M Davies – “Now Mr Sweetman also gave evidence about that, he talks about seeing your vessel “At this point in time I observed a yacht, Classique at aprox 30 degrees on the port bow, under power, crossing from port to starboard. It was apparent to me that Classique was on a collision course with Seaway or at least there was risk of collision. I say this because the relative bearing of the approaching vessel did not appreciable change over the period of observation” (Sweetman had copied what M Pigneyguy incorrectly stated. Classique was about 5 degrees on the ferry’s port bow)
Bolton – “That lack of changing was entirely due to him coming up towards me” (The failure of using a Relative Bearing which required the ferry to be maintaining a straight course)
M Davies – “Ok, we’ll get to that. You say that this risk of collision was brought about by the fery changing its course ?”
Bolton – “Yes”
M Davies – “Coming back to Seaway being on your starboard bow, if the Judge finds that there was a risk of collison at that point, Rule 22.15 applies, meaning that Classique has to get out of the way, doesn’t it ?”
Bolton – “Special circumstances, I could go forward. I didn’t have to turn to my starboard because he was going to turn to port”
M Davies – “Mr Bolton, let’s go to 22.15 – there’s a crossing situation developing, isn’t there ?”
Bolton – “A crossing which if both keep to their course & speed, there’ll be no risk of collision”
M Davies – “That’s what you say. You understand that the other witnesses don’t agree with you, that’s for the Judge to make a finding on ? … Assuming there is a crossing situation involving risk of collision, the vessel which has the other on its starboard side must keep out of the way, that’s Classique, isn’t it ?”
Bolton – “No, there was no risk of collision at the taking of either the 1st or 2nd photo because that’s where the ferry was meant to be going in both photos” (Round Browns Island)
M Davies – “We understand what you’ve said about that – that’s going to be for the Judge to make his mind up.
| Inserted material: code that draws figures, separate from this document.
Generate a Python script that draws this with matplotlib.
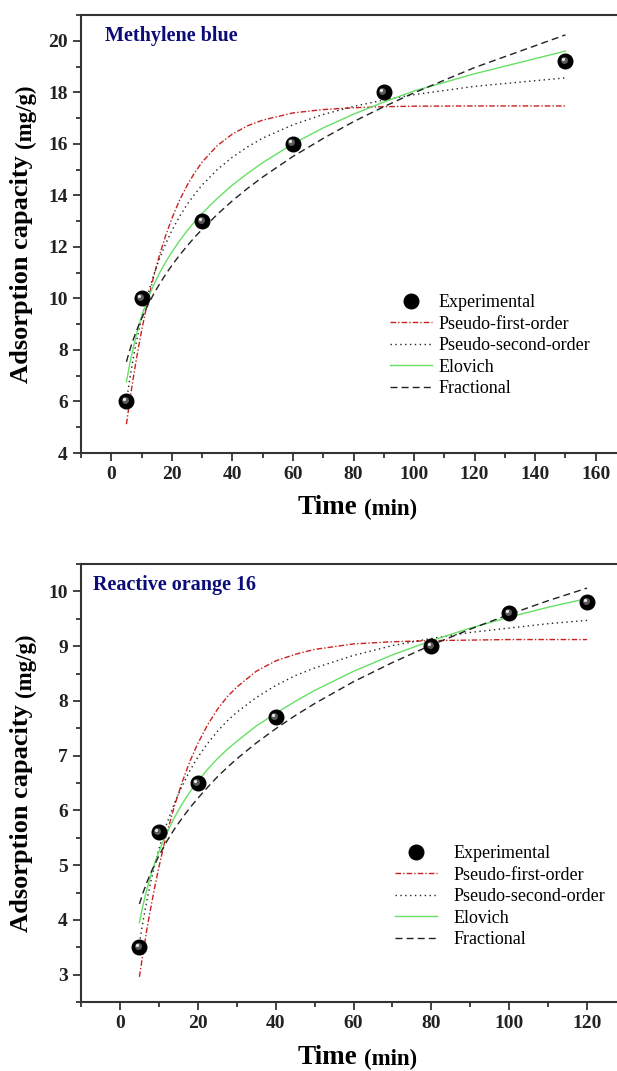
import matplotlib as mpl
mpl.use('Agg')
import matplotlib.pyplot as plt
import matplotlib.transforms as mtransforms
from matplotlib.ticker import MultipleLocator

plt.rcParams['font.family'] = ['Liberation Serif', 'DejaVu Serif']

# ---- Methylene blue data ----
mb_t = [5, 10, 30, 60, 90, 150]
mb_q = [6.0, 10.0, 13.0, 16.0, 18.0, 19.2]
mb_fit_t = [5, 6, 7, 8, 9, 10, 11, 12, 14, 16, 18, 20, 22.5, 25, 27.5, 30, 35, 40, 45, 50,
            60, 70, 80, 90, 100, 120, 150]
mb_pfo = [5.12, 5.94, 6.72, 7.44, 8.11, 8.74, 9.32, 9.87, 10.85, 11.71, 12.45, 13.10, 13.80, 14.38,
          14.87, 15.29, 15.93, 16.38, 16.70, 16.92, 17.20, 17.33, 17.40, 17.44, 17.46, 17.47, 17.47]
mb_pso = [6.00, 6.79, 7.50, 8.14, 8.71, 9.23, 9.71, 10.14, 10.91, 11.57, 12.13, 12.63, 13.17, 13.64,
          14.04, 14.40, 15.00, 15.48, 15.88, 16.22, 16.74, 17.14, 17.45, 17.70, 17.91, 18.23, 18.56]
mb_elo = [6.76, 7.40, 7.95, 8.45, 8.90, 9.30, 9.65, 9.97, 10.52, 11.00, 11.42, 11.80, 12.23, 12.62,
          12.97, 13.30, 13.88, 14.40, 14.85, 15.27, 16.00, 16.62, 17.15, 17.62, 18.05, 18.72, 19.60]
mb_frac = [7.54, 7.95, 8.32, 8.64, 8.94, 9.22, 9.48, 9.72, 10.17, 10.57, 10.94, 11.28, 11.67, 12.03,
           12.37, 12.68, 13.26, 13.79, 14.27, 14.71, 15.51, 16.21, 16.86, 17.44, 17.98, 18.96, 20.23]

# ---- Reactive orange 16 data ----
ro_t = [5, 10, 20, 40, 80, 100, 120]
ro_q = [3.5, 5.6, 6.5, 7.7, 9.0, 9.6, 9.8]
ro_fit_t = [5, 6, 7, 8, 9, 10, 11, 12, 14, 16, 18, 20, 22.5, 25, 27.5, 30, 35, 40, 45, 50,
            60, 70, 80, 90, 100, 110, 120]
ro_pfo = [2.96, 3.42, 3.86, 4.25, 4.62, 4.96, 5.27, 5.57, 6.08, 6.52, 6.90, 7.22, 7.56, 7.84,
          8.07, 8.25, 8.54, 8.73, 8.85, 8.94, 9.04, 9.08, 9.10, 9.11, 9.12, 9.12, 9.12]
ro_pso = [3.57, 4.00, 4.38, 4.72, 5.02, 5.29, 5.53, 5.75, 6.13, 6.45, 6.73, 6.97, 7.22, 7.44,
          7.63, 7.79, 8.06, 8.28, 8.46, 8.60, 8.83, 9.01, 9.14, 9.25, 9.33, 9.41, 9.47]
ro_elo = [3.95, 4.29, 4.58, 4.83, 5.05, 5.24, 5.42, 5.58, 5.87, 6.12, 6.34, 6.53, 6.75, 6.94,
          7.11, 7.26, 7.54, 7.77, 7.99, 8.19, 8.54, 8.84, 9.10, 9.33, 9.53, 9.71, 9.87]
ro_frac = [4.29, 4.51, 4.70, 4.87, 5.02, 5.17, 5.30, 5.43, 5.66, 5.86, 6.05, 6.22, 6.42, 6.61,
           6.78, 6.94, 7.23, 7.49, 7.73, 7.95, 8.35, 8.70, 9.02, 9.31, 9.58, 9.83, 10.06]

labels = ['Experimental', 'Pseudo-first-order', 'Pseudo-second-order', 'Elovich', 'Fractional']

RED = '#cc2020'
GREEN = '#66e066'
DARK = '#222222'
fig = plt.figure(figsize=(6.17, 10.71), dpi=100)


def panel(rect, t, q, ft, pfo, pso, elo, frac, title, titlex, xlim, ylim, xmaj, ymaj, ymin, legxy, textpad):
    ax = fig.add_axes(rect)
    ax.plot(ft, pfo, color=RED, lw=1.0, dashes=(4, 1.5, 1, 1.5))
    ax.plot(ft, pso, color=DARK, lw=1.0, dashes=(1, 2.5))
    ax.plot(ft, elo, color=GREEN, lw=1.0)
    ax.plot(ft, frac, color=DARK, lw=1.0, dashes=(5, 3))
    # spheres: black ball + highlights
    ax.plot(t, q, 'o', color='black', ms=10.5, zorder=5)
    hl1 = mtransforms.offset_copy(ax.transData, fig=fig, x=-1.5, y=1.5, units='dots')
    hl2 = mtransforms.offset_copy(ax.transData, fig=fig, x=-2.5, y=2.5, units='dots')
    ax.plot(t, q, 'o', color='#5a5a5a', ms=5, mew=0, transform=hl1, zorder=6)
    ax.plot(t, q, 'o', color='#e8e8e8', ms=2.3, mew=0, transform=hl2, zorder=7)

    ax.set_xlim(*xlim)
    ax.set_ylim(*ylim)
    ax.xaxis.set_major_locator(MultipleLocator(xmaj))
    ax.xaxis.set_minor_locator(MultipleLocator(xmaj / 2))
    ax.yaxis.set_major_locator(MultipleLocator(ymaj))
    ax.yaxis.set_minor_locator(MultipleLocator(ymin))
    ax.tick_params(which='both', direction='out', width=1.2, colors=DARK, labelsize=14)
    ax.tick_params(which='major', length=6)
    ax.tick_params(which='minor', length=3.5)
    for lab in ax.get_xticklabels() + ax.get_yticklabels():
        lab.set_fontweight('bold')
    for s in ax.spines.values():
        s.set_linewidth(1.5)
        s.set_color('#333333')
    ax.text(titlex, 0.975, title, transform=ax.transAxes, ha='left', va='top',
            fontsize=14.5, fontweight='bold', color='#0c0c78')

    h = [plt.Line2D([], [], ls='none', marker='o', color='black', ms=10.5),
         plt.Line2D([], [], color=RED, lw=1.0, dashes=(4, 1.5, 1, 1.5)),
         plt.Line2D([], [], color=DARK, lw=1.0, dashes=(1, 2.5)),
         plt.Line2D([], [], color=GREEN, lw=1.0),
         plt.Line2D([], [], color=DARK, lw=1.0, dashes=(5, 3))]
    fig.legend(h, labels, loc='upper left', bbox_to_anchor=legxy, frameon=False,
               fontsize=13, handlelength=2.3, handletextpad=textpad, labelspacing=0.25,
               borderpad=0, borderaxespad=0)
    return ax


W = 617.0
H = 1071.0
panel([81 / W, 1 - 453 / H, 545 / W, 438 / H], mb_t, mb_q, mb_fit_t, mb_pfo, mb_pso, mb_elo, mb_frac,
      'Methylene blue', 0.044, (-10, 170), (4, 21), 20, 2, 1, (390 / W, 1 - 294 / H), 0.4)
panel([81 / W, 1 - 1002 / H, 545 / W, 438 / H], ro_t, ro_q, ro_fit_t, ro_pfo, ro_pso, ro_elo, ro_frac,
      'Reactive orange 16', 0.022, (-10, 130), (2.5, 10.5), 20, 1, 0.5, (395 / W, 1 - 845 / H), 0.95)

# axis labels with smaller units
for ybot, ytop, xc in [(383, 148, 22), (932, 697, 22)]:
    fig.text(xc / W, 1 - ybot / H, 'Adsorption capacity', rotation=90, ha='center', va='bottom',
             fontsize=19, fontweight='bold')
    fig.text(xc / W + 0.006, 1 - ytop / H, '(mg/g)', rotation=90, ha='center', va='bottom',
             fontsize=16.5, fontweight='bold')
for yc in [507, 1057]:
    fig.text(357 / W, 1 - yc / H, 'Time', ha='right', va='center', fontsize=19.5, fontweight='bold')
    fig.text(364 / W, 1 - (yc + 2) / H, '(min)', ha='left', va='center', fontsize=16.5, fontweight='bold')

fig.savefig('out.png', dpi=100)
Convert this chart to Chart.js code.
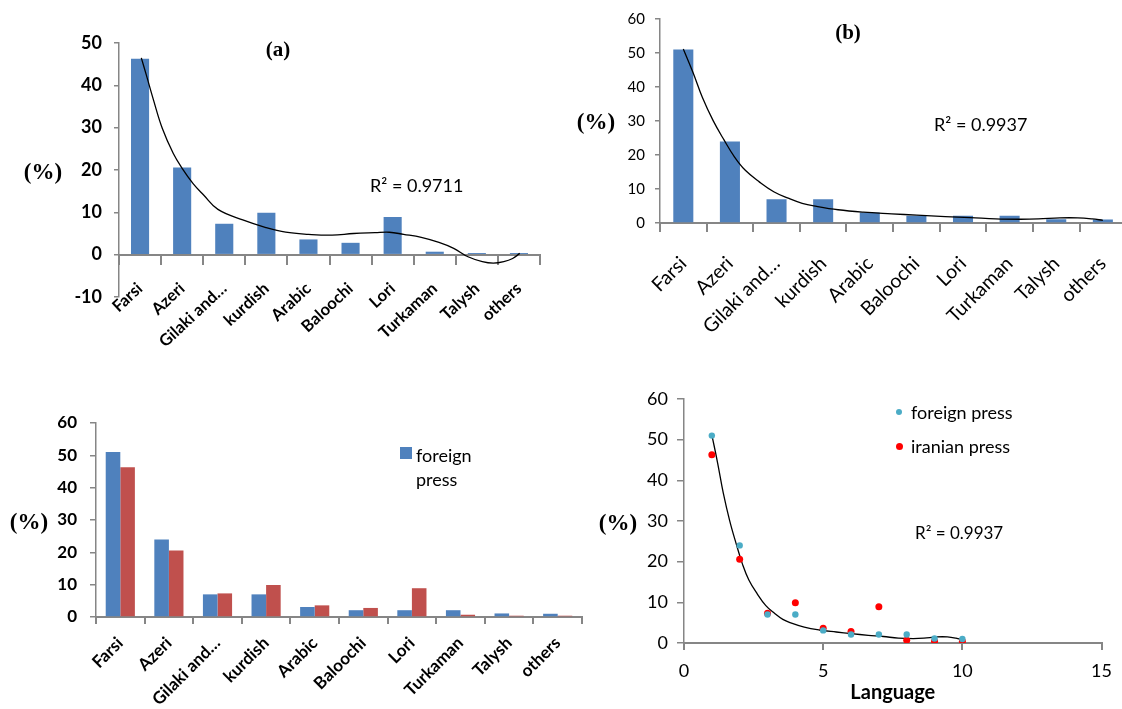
<!DOCTYPE html>
<html>
<head>
<meta charset="utf-8">
<script src="https://cdn.jsdelivr.net/npm/chart.js@4"></script>
<style>
  html, body { margin: 0; padding: 0; background: #fff; overflow: hidden; }
  #wrap { position: relative; width: 1122px; height: 709px; overflow: hidden; }
  canvas { position: absolute; }
  .lbl { position: absolute; white-space: nowrap; color: #000; line-height: 1; }
  .pct { font: bold 23px "Liberation Serif", serif; transform: translate(-50%, -50%); }
  .ttl { font: bold 21px "Liberation Serif", serif; transform: translate(-50%, -50%); }
  .r2 { font: 18px Lato, sans-serif; transform: translateY(-50%); }
  .leg { font: 18px Lato, sans-serif; }
</style>
</head>
<body>
<div id="wrap">
  <canvas id="chartA" width="560" height="365" style="left:0;top:0"></canvas>
  <canvas id="chartB" width="580" height="340" style="left:560px;top:0"></canvas>
  <canvas id="chartC" width="600" height="349" style="left:0;top:360px"></canvas>
  <canvas id="chartD" width="562" height="349" style="left:560px;top:360px"></canvas>

  <div class="lbl ttl" style="left:278px;top:49px">(a)</div>
  <div class="lbl ttl" style="left:848px;top:32px">(b)</div>
  <div class="lbl pct" style="left:43px;top:172px">(%)</div>
  <div class="lbl pct" style="left:596px;top:122px">(%)</div>
  <div class="lbl pct" style="left:29px;top:522px">(%)</div>
  <div class="lbl pct" style="left:618px;top:523px">(%)</div>
  <div class="lbl r2" style="left:370px;top:185px">R² = 0.9711</div>
  <div class="lbl r2" style="left:934px;top:124px">R² = 0.9937</div>
  <div class="lbl r2" style="left:915px;top:532px;font-size:17px">R² = 0.9937</div>

  <div class="lbl leg" style="left:400px;top:447px">
    <span style="position:absolute;left:0;top:0;width:12px;height:12px;background:#4F81BD"></span>
    <span style="position:absolute;left:16px;top:-4px;line-height:24px">foreign<br>press</span>
  </div>
  <div class="lbl leg" style="left:896px;top:402px">
    <span style="position:absolute;left:0;top:7px;width:6px;height:6px;border-radius:50%;background:#4BACC6"></span>
    <span style="position:absolute;left:15px;top:0;line-height:20px">foreign press</span>
    <span style="position:absolute;left:0;top:41px;width:7px;height:7px;border-radius:50%;background:#FF0000"></span>
    <span style="position:absolute;left:15px;top:34px;line-height:20px">iranian press</span>
  </div>
</div>

<script>
// categories
const languages = ['Farsi', 'Azeri', 'Gilaki and\u2026', 'kurdish', 'Arabic', 'Baloochi', 'Lori', 'Turkaman', 'Talysh', 'others'];
const languageNo = [1, 2, 3, 4, 5, 6, 7, 8, 9, 10];

// share of each language (%)
const foreignPress = [51, 24, 7, 7, 3.1, 2.1, 2.1, 2.1, 1.1, 1];
const iranianPress = [46.3, 20.6, 7.3, 9.9, 3.6, 2.8, 8.9, 0.7, 0.4, 0.4];

// trend lines (x = language number)
const trendIranX = [1.03, 1.15, 1.32, 1.53, 1.79, 2, 2.26, 2.51, 2.85, 3.44, 3.99, 4.46, 5, 5.56, 6.07, 6.58, 6.92, 7.26, 7.68, 8.1, 8.45, 8.79, 9.13, 9.39, 9.64, 9.85, 10.02];
const trendIranY = [46.5, 42.4, 36.5, 29.8, 23.9, 20.4, 16.8, 14.1, 10.7, 8.2, 6.4, 5.3, 4.8, 4.6, 5.0, 5.2, 5.3, 4.8, 4.1, 2.9, 1.5, -0.5, -1.65, -2.0, -1.65, -0.9, 0.3];
const trendForX = [1, 1.21, 1.41, 1.64, 1.87, 2.1, 2.33, 2.63, 2.94, 3.25, 3.55, 3.86, 4.32, 4.86, 5.47, 6.01, 6.62, 7.16, 7.7, 8.24, 8.62, 9.08, 9.46, 9.77, 10];
const trendForY = [51.2, 44.2, 36.9, 30.1, 24.5, 19.4, 15.5, 12.1, 9.2, 7.3, 5.8, 4.9, 3.9, 3.2, 2.7, 2.3, 1.9, 1.6, 1.2, 1.1, 1.2, 1.5, 1.5, 1.2, 0.8];

const BLUE = '#4F81BD', RED = '#C0504D', AXIS = '#868686';
const FONT = 'Lato, sans-serif';

function pts(xs, ys) { return xs.map((x, i) => ({ x: x, y: ys[i] })); }

// trend on the category axis: category index is 0-based, so shift by one
function trendOnCats(xs, ys) {
  return {
    type: 'line', data: pts(xs.map(x => x - 1), ys), parsing: false, grouped: false,
    borderColor: '#000', borderWidth: 1.3, pointRadius: 0,
    tension: 0.4, fill: false, order: 0
  };
}

function baseOpts(pad) {
  return {
    animation: false, responsive: false, maintainAspectRatio: false,
    layout: { padding: pad },
    plugins: { legend: { display: false }, tooltip: { enabled: false } }
  };
}

function yAxis(max, min, width, font, tl, pad) {
  return {
    min: min, max: max,
    ticks: { stepSize: 10, color: '#000', font: font, padding: pad },
    grid: { drawOnChartArea: false, tickLength: tl, color: AXIS, lineWidth: 1.5 },
    border: { color: AXIS, width: 1.5 },
    afterFit: s => { s.width = width; }
  };
}

function catAxis(font, tl, pad, rot, extra) {
  return Object.assign({
    grid: { drawOnChartArea: false, tickLength: tl, color: AXIS, lineWidth: 2, offset: true },
    border: { color: AXIS, width: 2 },
    ticks: { color: '#000', font: font, minRotation: rot, maxRotation: rot, autoSkip: false, padding: pad }
  }, extra);
}

// (a) iranian press
const optsA = baseOpts({ top: 43, right: 20, bottom: 68, left: 0 });
optsA.scales = {
  x: catAxis({ family: FONT, size: 16.5, weight: 'bold' }, 9, 15, 43, { position: { y: 0 } }),
  y: yAxis(50, -10, 119, { family: FONT, size: 18, weight: 'bold' }, 5, 12)
};
new Chart(document.getElementById('chartA'), {
  type: 'bar',
  data: {
    labels: languages,
    datasets: [
      trendOnCats(trendIranX, trendIranY),
      { label: 'iranian press', data: iranianPress, backgroundColor: BLUE, barPercentage: 0.43, categoryPercentage: 1, grouped: false, order: 1 }
    ]
  },
  options: optsA
});

// (b) foreign press
const optsB = baseOpts({ top: 17, right: 12, bottom: 0, left: 0 });
optsB.scales = {
  x: catAxis({ family: FONT, size: 19.5 }, 9, 20, 45, { afterFit: s => { s.height = 117; } }),
  y: yAxis(60, 0, 100, { family: FONT, size: 15 }, 5, 10)
};
new Chart(document.getElementById('chartB'), {
  type: 'bar',
  data: {
    labels: languages,
    datasets: [
      trendOnCats(trendForX, trendForY),
      { label: 'foreign press', data: foreignPress, backgroundColor: BLUE, barPercentage: 0.43, categoryPercentage: 1, grouped: false, order: 1 }
    ]
  },
  options: optsB
});

// (c) both presses
const optsC = baseOpts({ top: 63, right: 18, bottom: 0, left: 0 });
optsC.scales = {
  x: catAxis({ family: FONT, size: 17, weight: 'bold' }, 7, 9, 45, { afterFit: s => { s.height = 92; } }),
  y: yAxis(60, 0, 96, { family: FONT, size: 17, weight: 'bold' }, 6, 13)
};
new Chart(document.getElementById('chartC'), {
  type: 'bar',
  data: {
    labels: languages,
    datasets: [
      { label: 'foreign press', data: foreignPress, backgroundColor: BLUE, barPercentage: 1, categoryPercentage: 0.6 },
      { label: 'iranian press', data: iranianPress, backgroundColor: RED, barPercentage: 1, categoryPercentage: 0.6 }
    ]
  },
  options: optsC
});

// (d) scatter by language number
const optsD = baseOpts({ top: 39, right: 19, bottom: 0, left: 0 });
optsD.scales = {
  x: {
    type: 'linear', min: 0, max: 15,
    ticks: { stepSize: 5, color: '#000', font: { family: FONT, size: 18 }, padding: 10 },
    grid: { drawOnChartArea: false, tickLength: 7, color: AXIS, lineWidth: 2 },
    border: { color: AXIS, width: 2 },
    title: { display: true, text: 'Language', color: '#000', font: { family: FONT, size: 20, weight: 'bold' }, padding: { top: 0, bottom: 4 } },
    afterFit: s => { s.height = 66; }
  },
  y: yAxis(60, 0, 124, { family: FONT, size: 18 }, 7, 9)
};
new Chart(document.getElementById('chartD'), {
  type: 'scatter',
  data: {
    datasets: [
      { label: 'foreign press', data: pts(languageNo, foreignPress), backgroundColor: '#4BACC6', borderWidth: 0, pointRadius: 3.2, order: 1 },
      { label: 'iranian press', data: pts(languageNo, iranianPress), backgroundColor: '#FF0000', borderWidth: 0, pointRadius: 3.5, order: 1 },
      {
        type: 'line', data: pts(trendForX, trendForY), showLine: true,
        borderColor: '#000', borderWidth: 1.3, pointRadius: 0, tension: 0.4, fill: false, order: 2
      }
    ]
  },
  options: optsD
});
</script>
</body>
</html>
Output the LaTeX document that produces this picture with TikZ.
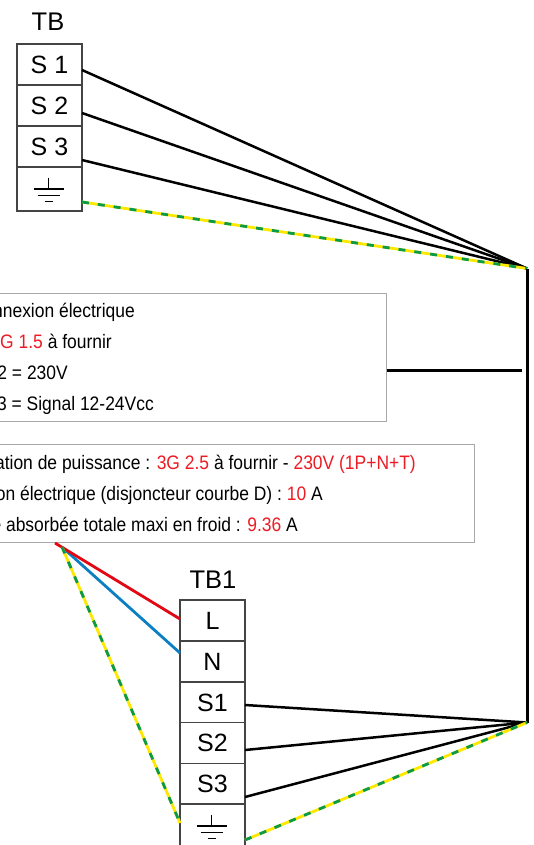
\documentclass[tikz,border=0pt]{standalone}
\usepackage{fontspec}
\setmainfont{Liberation Sans}
\newfontfamily\narrowfont[FakeStretch=0.895]{Liberation Sans}
\definecolor{wred}{HTML}{E30613}
\definecolor{wblue}{HTML}{0A7FC2}
\definecolor{wgreen}{HTML}{0A9A48}
\definecolor{wyellow}{HTML}{FFE800}
\definecolor{tred}{HTML}{ED1C24}
\definecolor{bgray}{HTML}{A8A8A8}
\definecolor{cgray}{HTML}{444444}
\newcommand{\rd}[1]{\textcolor{tred}{#1}}
\tikzset{
  cell/.style={draw=cgray,line width=1.1pt,fill=white,minimum width=65bp,inner sep=0pt,font=\fontsize{25bp}{28bp}\selectfont,text=black},
  cellA/.style={cell,minimum height=41bp},
  cellB/.style={cell,minimum height=44bp},
  title/.style={font=\fontsize{25.5bp}{28bp}\selectfont,inner sep=0pt},
  infobox/.style={draw=bgray,line width=1pt,fill=white,inner sep=0pt},
  infotext/.style={anchor=base east,inner sep=0pt,font=\narrowfont\fontsize{19.5bp}{22bp}\selectfont},
  wire/.style={black,line width=2.5bp},
  bus/.style={black,line width=3bp},
  wirered/.style={wred,line width=2.8bp},
  wireblue/.style={wblue,line width=2.8bp},
  earthbase/.style={wyellow,line width=2.8bp},
  earthdash/.style={wgreen,line width=2.8bp,dash pattern=on 7bp off 9bp},
  gnd/.style={black,line width=1.4bp},
}
\newcommand{\gndsym}[1]{%
  \draw[gnd] ([xshift=-1bp,yshift=11.5bp]#1.center) -- ([xshift=-1bp,yshift=0bp]#1.center);
  \draw[gnd] ([xshift=-16bp,yshift=0bp]#1.center) -- ([xshift=14bp,yshift=0bp]#1.center);
  \draw[gnd] ([xshift=-12bp,yshift=-6.5bp]#1.center) -- ([xshift=10bp,yshift=-6.5bp]#1.center);
  \draw[gnd,line width=1.8bp] ([xshift=-5bp,yshift=-12.5bp]#1.center) -- ([xshift=3bp,yshift=-12.5bp]#1.center);
}
\newcommand{\earthwire}[2]{%
  \draw[earthbase] (#1) -- (#2);
  \draw[earthdash] (#1) -- (#2);
}
\begin{document}
\begin{tikzpicture}[x=1bp,y=-1bp]
\useasboundingbox (0,0) rectangle (534,845);
\clip (0,0) rectangle (534,845);
% hubs
\coordinate (hubA) at (527,268.5);
\coordinate (hubB) at (527,722.5);
\coordinate (fan) at (55,543);
\coordinate (fanB) at (62,547);
% TB
\node[title] (tbt) at (48,21.5) {TB};
\node[cellA] (a1) at (49.5,64.5) {S 1};
\node[cellA] (a2) at (49.5,105.5) {S 2};
\node[cellA] (a3) at (49.5,146.5) {S 3};
\node[cellB] (a4) at (49.5,189) {};
\gndsym{a4}
\coordinate (a1w) at (82,70);
\coordinate (a2w) at (82,113);
\coordinate (a3w) at (82,160);
\coordinate (a4w) at (82,202);
\draw[wire] (a1w) -- (hubA);
\draw[wire] (a2w) -- (hubA);
\draw[wire] (a3w) -- (hubA);
\earthwire{a4w}{hubA}
\draw[bus] (hubA) -- (hubB);
% boxes
\node[infobox,minimum width=416bp,minimum height=128bp] (box1) at (178,357.5) {};
\node[infobox,minimum width=500bp,minimum height=98bp] (box2) at (224.5,493) {};
\coordinate (box1w) at (387,370.5);
\coordinate (busw) at (522,370.5);
\draw[bus] (box1w) -- (busw);
\node[infotext] (t1) at (135,317) {Interconnexion électrique};
\node[infotext] (t2) at (112,348) {\rd{3G 1.5} à fournir};
\node[infotext] (t3) at (68,379) {S1-S2 = 230V};
\node[infotext] (t4) at (154,410) {S3 = Signal 12-24Vcc};
\node[infotext] (t5) at (416,469) {Alimentation de puissance : \rd{3G 2.5} à fournir - \rd{230V (1P+N+T)}};
\node[infotext] (t6) at (323,500) {Protection électrique (disjoncteur courbe D) : \rd{10} A};
\node[infotext] (t7) at (298,531) {Intensité absorbée totale maxi en froid : \rd{9.36} A};
% TB1
\node[title] (tbot) at (213,579.5) {TB1};
\node[cellA] (b1) at (212.5,620.5) {L};
\node[cellA] (b2) at (212.5,661.5) {N};
\node[cellA] (b3) at (212.5,702.5) {S1};
\node[cellA] (b4) at (212.5,743) {S2};
\node[cellA] (b5) at (212.5,784) {S3};
\node[cellB] (b6) at (212.5,826) {};
\gndsym{b6}
\coordinate (b1w) at (180,619);
\coordinate (b2w) at (180,653);
\coordinate (b3w) at (245,705);
\coordinate (b4w) at (245,750);
\coordinate (b5w) at (245,797);
\coordinate (b6w) at (245,840);
\coordinate (b6l) at (180,823);
\draw[wire] (b3w) -- (hubB);
\draw[wire] (b4w) -- (hubB);
\draw[wire] (b5w) -- (hubB);
\earthwire{b6w}{hubB}
\draw[wireblue] (fanB) -- (b2w);
\draw[wirered] (fan) -- (b1w);
\earthwire{fanB}{b6l}
\end{tikzpicture}
\end{document}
Let’s assume for the moment that there is risk of collision, Classique is the give-way vessel under rule 22.15, isn’t she ?”
Bolton – “If there is risk of collision that’s so”
M Davies – “If there’s risk of collision 22.15 says that the vessel required to keep out of the way must if the circumstances allow, avoid crossing ahead of the other vessel ?”
Bolton – “And again special circumstances come into it”
M Davies – “So these special circumstances are your assumption as to the course of Seaway ?”
Bolton – “And the course of risk assessment”
M Davies – “Mr Bolton, you didn’t take any action to change your course or speed because of your assumption as to what you thought Seaway’s course might be ?”
Bolton – “In this situation we are both to keep our course & speed & pass clear, so I kept my course & speed because I had no need to accelerate which was an option if I had to take avoiding action. That being the preferable action for me to take compared with turning starboard into the expected course of the ferry on a normal run”
M Davies next wants to look at Rule 22.7 Risk of Collision

Classique saw the ferry 1st about 3 nmiles away from Nth Browns Island.
At that point the ferry was steering 260*T on a reciprocal course to Classique &
had yet to turn at Sth Motuihe to head towards Classique

Photo 1 shows Classique 1/2 nmile from the ferry with no risk of collision if the ferry keeps a straight course
Classique 1

Photo 2 shows Classique ahead of the ferry although the ferry has continued turning up.
About 1/4 nmile separation. Classique is not likely to turn into the shallows of
Browns Light obscured behind the left side window post.
The ferry is expected to be turning to its port about where Classique is.
Classique 2

Photo 1 with the location of Browns Light marked on the window post &
Browns Island out of the photo to the left side.
Classique is not intending turning starboard with obvious reason which
the prosecution is keeping Judge Davis from being aware of.
A deep draft keel yacht drawing more than the ferry is certainly not turning starboard & running out of water.